(Stored records)
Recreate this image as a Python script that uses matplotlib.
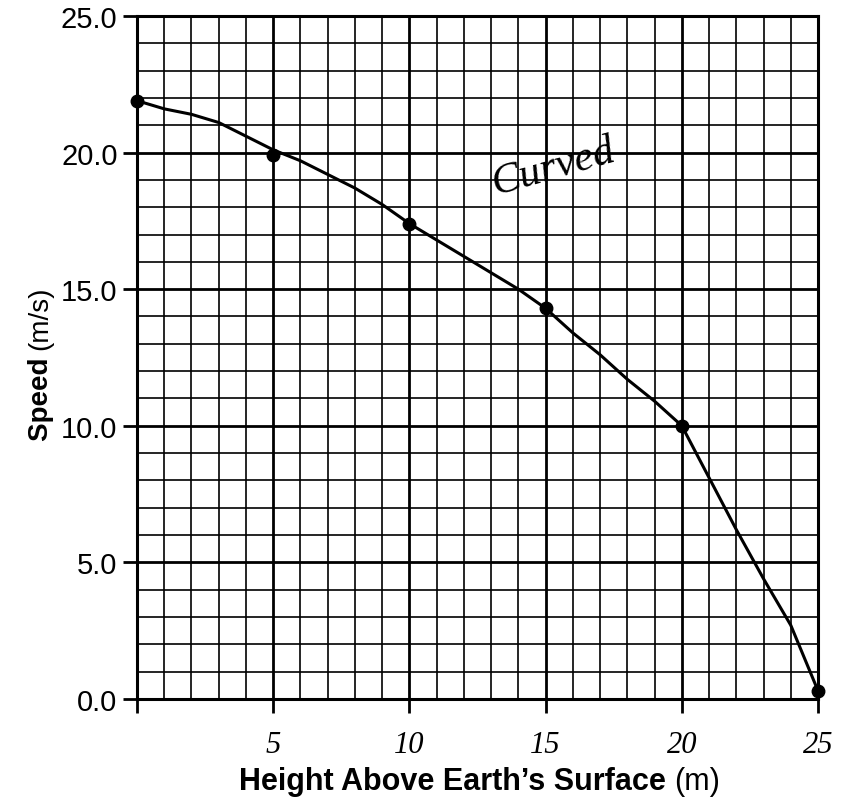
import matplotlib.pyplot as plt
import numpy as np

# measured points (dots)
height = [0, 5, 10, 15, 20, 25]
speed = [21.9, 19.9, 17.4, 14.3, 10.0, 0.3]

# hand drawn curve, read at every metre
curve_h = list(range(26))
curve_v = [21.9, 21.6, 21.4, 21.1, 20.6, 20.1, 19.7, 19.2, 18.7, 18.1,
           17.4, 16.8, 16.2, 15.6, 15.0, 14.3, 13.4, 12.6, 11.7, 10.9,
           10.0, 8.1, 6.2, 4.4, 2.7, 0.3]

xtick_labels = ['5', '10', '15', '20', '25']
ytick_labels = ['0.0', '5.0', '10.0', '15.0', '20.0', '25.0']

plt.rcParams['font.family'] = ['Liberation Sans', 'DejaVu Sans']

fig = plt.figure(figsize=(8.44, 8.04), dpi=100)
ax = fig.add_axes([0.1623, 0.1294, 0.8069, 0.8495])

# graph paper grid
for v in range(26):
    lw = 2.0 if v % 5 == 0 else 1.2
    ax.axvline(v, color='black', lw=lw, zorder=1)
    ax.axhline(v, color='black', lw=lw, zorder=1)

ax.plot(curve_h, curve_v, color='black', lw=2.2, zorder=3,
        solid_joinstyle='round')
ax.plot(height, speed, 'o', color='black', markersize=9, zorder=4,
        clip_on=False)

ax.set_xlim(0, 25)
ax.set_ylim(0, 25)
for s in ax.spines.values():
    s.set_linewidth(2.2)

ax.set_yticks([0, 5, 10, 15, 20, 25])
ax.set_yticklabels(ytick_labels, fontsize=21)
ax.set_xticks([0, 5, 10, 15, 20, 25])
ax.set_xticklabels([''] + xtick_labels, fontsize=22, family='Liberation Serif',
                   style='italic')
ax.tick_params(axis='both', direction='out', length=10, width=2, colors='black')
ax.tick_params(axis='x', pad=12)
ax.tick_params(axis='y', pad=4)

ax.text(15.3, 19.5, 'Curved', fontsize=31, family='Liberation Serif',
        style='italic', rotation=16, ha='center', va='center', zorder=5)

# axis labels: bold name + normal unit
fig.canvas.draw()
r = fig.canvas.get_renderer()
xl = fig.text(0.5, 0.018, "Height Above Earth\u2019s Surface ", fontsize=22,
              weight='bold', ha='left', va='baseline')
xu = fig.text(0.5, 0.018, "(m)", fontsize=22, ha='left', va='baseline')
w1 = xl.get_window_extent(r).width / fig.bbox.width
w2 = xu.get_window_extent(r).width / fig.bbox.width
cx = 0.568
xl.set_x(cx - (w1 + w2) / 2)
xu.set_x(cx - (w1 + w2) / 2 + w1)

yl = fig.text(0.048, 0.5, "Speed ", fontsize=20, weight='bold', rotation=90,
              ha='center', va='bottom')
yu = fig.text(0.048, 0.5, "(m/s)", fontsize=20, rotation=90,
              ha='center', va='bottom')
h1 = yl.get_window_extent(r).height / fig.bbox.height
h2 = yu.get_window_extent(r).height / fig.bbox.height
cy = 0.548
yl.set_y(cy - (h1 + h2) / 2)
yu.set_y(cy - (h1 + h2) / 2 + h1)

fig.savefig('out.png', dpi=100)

==

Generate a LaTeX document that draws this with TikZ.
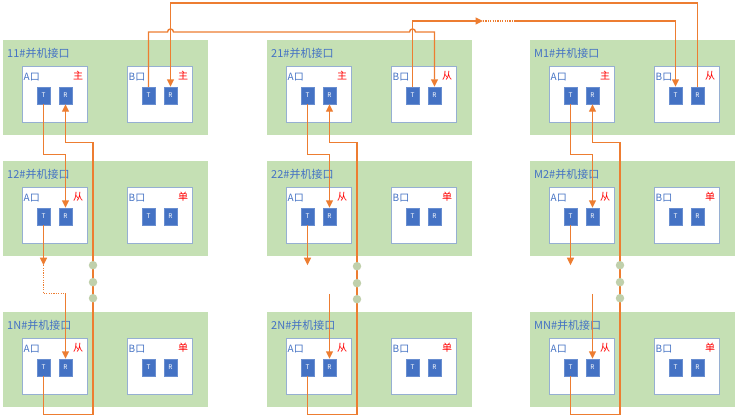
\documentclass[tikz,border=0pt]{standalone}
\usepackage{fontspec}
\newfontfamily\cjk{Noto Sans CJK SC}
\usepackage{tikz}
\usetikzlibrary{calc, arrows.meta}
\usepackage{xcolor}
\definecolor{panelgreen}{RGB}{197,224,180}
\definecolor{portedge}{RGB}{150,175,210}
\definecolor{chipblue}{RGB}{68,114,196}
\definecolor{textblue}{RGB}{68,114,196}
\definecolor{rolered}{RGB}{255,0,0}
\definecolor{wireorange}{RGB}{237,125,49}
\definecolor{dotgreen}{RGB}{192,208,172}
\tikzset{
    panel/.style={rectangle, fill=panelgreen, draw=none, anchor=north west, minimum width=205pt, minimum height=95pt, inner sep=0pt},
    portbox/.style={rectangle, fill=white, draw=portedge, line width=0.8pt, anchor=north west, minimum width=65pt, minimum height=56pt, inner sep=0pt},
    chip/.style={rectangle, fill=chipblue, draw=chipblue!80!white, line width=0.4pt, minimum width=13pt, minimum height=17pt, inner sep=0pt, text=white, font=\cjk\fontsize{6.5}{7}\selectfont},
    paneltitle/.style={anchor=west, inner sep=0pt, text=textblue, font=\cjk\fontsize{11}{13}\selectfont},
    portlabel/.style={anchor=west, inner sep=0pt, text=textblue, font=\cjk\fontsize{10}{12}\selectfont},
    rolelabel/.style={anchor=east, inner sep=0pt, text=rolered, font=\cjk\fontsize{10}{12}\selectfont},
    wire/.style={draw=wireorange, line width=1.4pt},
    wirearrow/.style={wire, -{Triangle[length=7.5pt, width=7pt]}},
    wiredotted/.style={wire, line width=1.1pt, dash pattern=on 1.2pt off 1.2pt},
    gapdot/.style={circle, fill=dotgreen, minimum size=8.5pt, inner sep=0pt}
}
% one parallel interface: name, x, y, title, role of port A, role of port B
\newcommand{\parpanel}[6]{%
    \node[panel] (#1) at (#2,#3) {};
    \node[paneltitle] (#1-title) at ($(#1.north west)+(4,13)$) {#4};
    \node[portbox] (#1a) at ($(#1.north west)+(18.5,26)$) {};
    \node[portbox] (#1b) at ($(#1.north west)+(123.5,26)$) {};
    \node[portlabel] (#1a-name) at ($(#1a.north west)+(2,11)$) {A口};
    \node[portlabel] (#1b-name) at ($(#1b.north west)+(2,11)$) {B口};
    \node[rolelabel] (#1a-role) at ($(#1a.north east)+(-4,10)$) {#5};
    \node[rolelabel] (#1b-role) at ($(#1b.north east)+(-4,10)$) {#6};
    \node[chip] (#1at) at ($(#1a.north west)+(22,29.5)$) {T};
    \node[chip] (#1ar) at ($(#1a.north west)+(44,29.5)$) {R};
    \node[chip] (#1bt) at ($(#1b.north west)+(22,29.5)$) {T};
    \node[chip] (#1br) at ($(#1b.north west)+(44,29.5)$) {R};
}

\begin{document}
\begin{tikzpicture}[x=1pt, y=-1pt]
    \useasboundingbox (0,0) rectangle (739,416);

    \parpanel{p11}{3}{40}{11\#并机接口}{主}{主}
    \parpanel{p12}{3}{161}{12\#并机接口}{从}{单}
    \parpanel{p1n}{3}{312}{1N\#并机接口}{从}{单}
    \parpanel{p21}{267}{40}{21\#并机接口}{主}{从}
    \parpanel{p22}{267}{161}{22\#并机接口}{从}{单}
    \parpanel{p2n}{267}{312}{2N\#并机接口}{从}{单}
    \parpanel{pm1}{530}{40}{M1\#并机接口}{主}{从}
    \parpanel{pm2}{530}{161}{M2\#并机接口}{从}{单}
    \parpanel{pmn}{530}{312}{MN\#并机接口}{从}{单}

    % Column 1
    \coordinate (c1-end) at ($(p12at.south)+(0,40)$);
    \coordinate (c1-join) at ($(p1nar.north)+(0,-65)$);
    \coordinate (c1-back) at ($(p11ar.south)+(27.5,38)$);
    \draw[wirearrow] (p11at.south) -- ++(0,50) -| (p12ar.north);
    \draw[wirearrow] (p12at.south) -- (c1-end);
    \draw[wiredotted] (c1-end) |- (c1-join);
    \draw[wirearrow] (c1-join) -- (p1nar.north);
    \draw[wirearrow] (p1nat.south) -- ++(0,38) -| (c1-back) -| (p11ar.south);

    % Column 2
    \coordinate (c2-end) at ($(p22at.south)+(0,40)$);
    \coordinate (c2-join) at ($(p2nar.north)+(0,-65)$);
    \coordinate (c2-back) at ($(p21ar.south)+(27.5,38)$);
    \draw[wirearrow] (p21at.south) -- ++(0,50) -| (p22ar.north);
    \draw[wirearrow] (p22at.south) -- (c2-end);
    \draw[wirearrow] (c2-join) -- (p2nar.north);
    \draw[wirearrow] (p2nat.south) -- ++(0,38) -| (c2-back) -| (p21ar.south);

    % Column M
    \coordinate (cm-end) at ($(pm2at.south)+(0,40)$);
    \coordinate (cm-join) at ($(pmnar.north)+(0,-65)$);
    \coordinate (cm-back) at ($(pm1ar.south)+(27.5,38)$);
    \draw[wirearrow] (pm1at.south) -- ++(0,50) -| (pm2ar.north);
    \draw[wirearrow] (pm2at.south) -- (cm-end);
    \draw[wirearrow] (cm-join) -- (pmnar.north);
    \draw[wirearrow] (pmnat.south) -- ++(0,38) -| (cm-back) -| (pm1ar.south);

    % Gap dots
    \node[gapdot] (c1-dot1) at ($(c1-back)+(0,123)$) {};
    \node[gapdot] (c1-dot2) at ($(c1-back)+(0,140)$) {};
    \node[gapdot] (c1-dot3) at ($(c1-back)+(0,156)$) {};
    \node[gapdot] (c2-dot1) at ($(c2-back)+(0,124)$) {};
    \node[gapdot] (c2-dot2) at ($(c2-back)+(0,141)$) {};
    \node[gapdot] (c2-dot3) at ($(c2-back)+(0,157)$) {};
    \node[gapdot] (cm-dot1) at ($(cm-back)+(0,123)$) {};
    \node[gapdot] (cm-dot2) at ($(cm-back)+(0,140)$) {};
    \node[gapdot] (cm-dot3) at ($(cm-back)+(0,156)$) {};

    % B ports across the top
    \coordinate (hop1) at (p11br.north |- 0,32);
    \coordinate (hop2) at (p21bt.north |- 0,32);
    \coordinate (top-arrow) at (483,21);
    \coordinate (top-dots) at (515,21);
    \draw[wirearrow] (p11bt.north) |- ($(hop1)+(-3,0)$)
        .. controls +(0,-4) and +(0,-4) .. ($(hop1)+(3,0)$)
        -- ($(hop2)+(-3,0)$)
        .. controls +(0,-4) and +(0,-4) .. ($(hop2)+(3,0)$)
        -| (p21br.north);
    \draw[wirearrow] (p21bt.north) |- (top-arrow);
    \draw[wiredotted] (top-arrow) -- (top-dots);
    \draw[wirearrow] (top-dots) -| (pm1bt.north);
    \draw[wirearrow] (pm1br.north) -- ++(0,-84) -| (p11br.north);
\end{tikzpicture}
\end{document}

==

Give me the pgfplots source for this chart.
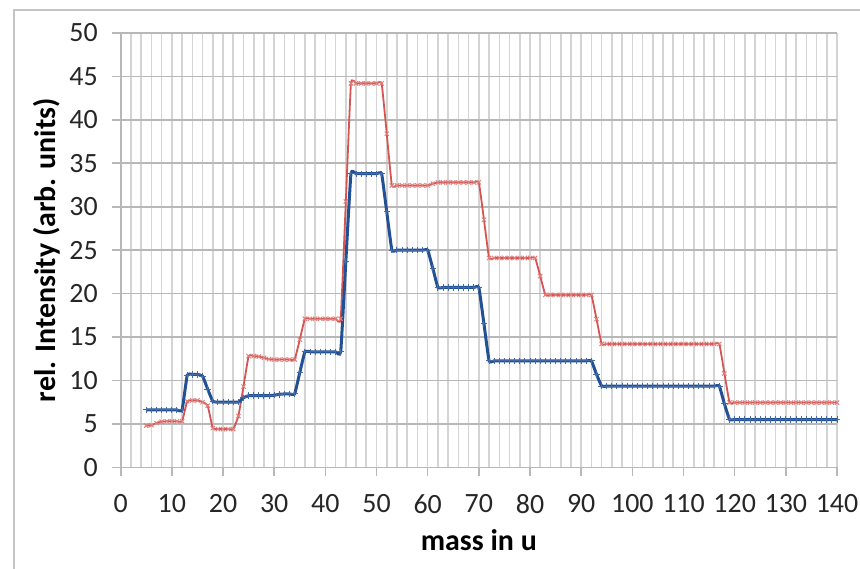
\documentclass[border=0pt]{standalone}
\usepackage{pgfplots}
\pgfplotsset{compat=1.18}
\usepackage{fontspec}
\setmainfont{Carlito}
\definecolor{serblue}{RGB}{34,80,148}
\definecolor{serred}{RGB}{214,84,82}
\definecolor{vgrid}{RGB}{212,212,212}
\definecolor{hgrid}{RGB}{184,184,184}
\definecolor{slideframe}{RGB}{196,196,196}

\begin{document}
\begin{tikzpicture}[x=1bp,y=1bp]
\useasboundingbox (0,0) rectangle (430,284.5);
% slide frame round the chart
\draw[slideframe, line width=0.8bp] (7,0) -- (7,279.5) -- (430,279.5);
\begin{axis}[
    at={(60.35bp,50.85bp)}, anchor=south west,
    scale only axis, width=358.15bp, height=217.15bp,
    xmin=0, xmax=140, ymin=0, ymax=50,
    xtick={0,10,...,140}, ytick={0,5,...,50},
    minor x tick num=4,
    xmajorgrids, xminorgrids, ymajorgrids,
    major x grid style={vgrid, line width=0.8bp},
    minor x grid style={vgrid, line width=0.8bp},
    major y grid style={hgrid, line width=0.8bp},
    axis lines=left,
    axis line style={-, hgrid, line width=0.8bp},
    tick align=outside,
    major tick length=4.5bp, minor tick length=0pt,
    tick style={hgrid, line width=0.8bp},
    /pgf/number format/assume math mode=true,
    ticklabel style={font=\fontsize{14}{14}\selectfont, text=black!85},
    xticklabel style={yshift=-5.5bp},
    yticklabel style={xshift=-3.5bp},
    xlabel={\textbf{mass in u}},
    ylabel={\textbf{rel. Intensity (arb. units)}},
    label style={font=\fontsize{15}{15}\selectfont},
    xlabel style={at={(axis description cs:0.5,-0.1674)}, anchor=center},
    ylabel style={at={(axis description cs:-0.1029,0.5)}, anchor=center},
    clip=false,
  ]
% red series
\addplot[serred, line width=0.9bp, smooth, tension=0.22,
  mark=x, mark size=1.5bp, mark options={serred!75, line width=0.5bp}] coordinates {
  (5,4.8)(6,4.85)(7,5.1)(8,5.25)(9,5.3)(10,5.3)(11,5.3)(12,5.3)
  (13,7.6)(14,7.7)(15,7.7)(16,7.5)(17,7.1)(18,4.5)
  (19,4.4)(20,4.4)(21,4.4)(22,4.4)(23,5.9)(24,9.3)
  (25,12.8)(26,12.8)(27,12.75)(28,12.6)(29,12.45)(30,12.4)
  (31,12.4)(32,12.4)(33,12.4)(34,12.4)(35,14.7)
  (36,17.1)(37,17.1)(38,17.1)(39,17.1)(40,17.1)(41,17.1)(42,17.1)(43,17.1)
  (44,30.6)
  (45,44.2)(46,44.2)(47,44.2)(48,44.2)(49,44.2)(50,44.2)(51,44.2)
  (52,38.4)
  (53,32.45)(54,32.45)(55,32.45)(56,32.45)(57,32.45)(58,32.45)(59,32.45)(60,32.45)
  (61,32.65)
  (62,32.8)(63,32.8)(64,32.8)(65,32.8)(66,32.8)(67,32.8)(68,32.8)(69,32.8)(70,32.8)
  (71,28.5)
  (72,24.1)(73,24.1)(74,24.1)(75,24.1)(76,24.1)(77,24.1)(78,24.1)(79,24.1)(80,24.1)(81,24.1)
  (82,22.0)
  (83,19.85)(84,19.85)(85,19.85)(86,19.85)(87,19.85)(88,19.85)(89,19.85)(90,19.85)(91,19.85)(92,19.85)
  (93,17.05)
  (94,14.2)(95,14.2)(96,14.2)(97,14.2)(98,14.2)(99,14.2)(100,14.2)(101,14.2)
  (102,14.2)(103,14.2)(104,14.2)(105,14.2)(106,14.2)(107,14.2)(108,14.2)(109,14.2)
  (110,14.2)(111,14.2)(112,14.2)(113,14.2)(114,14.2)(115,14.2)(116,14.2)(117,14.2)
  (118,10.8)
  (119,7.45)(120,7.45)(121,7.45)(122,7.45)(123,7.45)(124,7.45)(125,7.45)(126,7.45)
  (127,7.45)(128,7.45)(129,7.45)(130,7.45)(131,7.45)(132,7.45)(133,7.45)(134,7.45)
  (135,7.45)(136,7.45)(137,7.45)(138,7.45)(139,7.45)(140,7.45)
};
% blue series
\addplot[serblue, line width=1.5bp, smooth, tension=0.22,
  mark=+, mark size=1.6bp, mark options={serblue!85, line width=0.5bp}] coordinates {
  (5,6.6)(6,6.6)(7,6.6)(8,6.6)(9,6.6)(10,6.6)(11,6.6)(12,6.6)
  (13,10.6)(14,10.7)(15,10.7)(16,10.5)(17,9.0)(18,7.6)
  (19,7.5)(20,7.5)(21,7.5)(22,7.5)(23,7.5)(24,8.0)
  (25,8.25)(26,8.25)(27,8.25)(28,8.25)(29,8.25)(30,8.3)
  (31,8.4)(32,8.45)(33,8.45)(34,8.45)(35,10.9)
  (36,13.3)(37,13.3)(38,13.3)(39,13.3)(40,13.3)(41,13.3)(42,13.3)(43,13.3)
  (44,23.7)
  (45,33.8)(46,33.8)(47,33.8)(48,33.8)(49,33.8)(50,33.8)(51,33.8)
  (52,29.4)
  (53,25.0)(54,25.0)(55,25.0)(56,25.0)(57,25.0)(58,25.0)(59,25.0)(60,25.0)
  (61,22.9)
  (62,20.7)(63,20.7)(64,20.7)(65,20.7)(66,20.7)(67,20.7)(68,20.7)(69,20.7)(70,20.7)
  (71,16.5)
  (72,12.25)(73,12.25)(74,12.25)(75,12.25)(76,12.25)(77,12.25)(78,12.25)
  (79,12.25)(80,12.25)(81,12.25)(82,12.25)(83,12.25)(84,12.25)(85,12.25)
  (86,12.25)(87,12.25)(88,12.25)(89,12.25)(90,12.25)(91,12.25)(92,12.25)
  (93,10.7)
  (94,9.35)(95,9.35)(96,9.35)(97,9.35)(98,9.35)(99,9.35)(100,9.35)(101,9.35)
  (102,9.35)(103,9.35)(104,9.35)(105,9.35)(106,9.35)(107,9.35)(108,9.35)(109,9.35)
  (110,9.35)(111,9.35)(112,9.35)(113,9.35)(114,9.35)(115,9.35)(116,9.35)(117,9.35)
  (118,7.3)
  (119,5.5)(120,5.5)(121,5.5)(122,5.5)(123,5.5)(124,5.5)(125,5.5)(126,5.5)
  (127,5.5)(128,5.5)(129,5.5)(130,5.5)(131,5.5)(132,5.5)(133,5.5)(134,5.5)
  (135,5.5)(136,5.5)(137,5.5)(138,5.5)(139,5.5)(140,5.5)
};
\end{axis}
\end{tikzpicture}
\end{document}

**Given request**
From the records above, copy every line that holds the word "matplotlib".

**Answer to the task**
Recreate this image as a Python script that uses matplotlib.
import matplotlib.pyplot as plt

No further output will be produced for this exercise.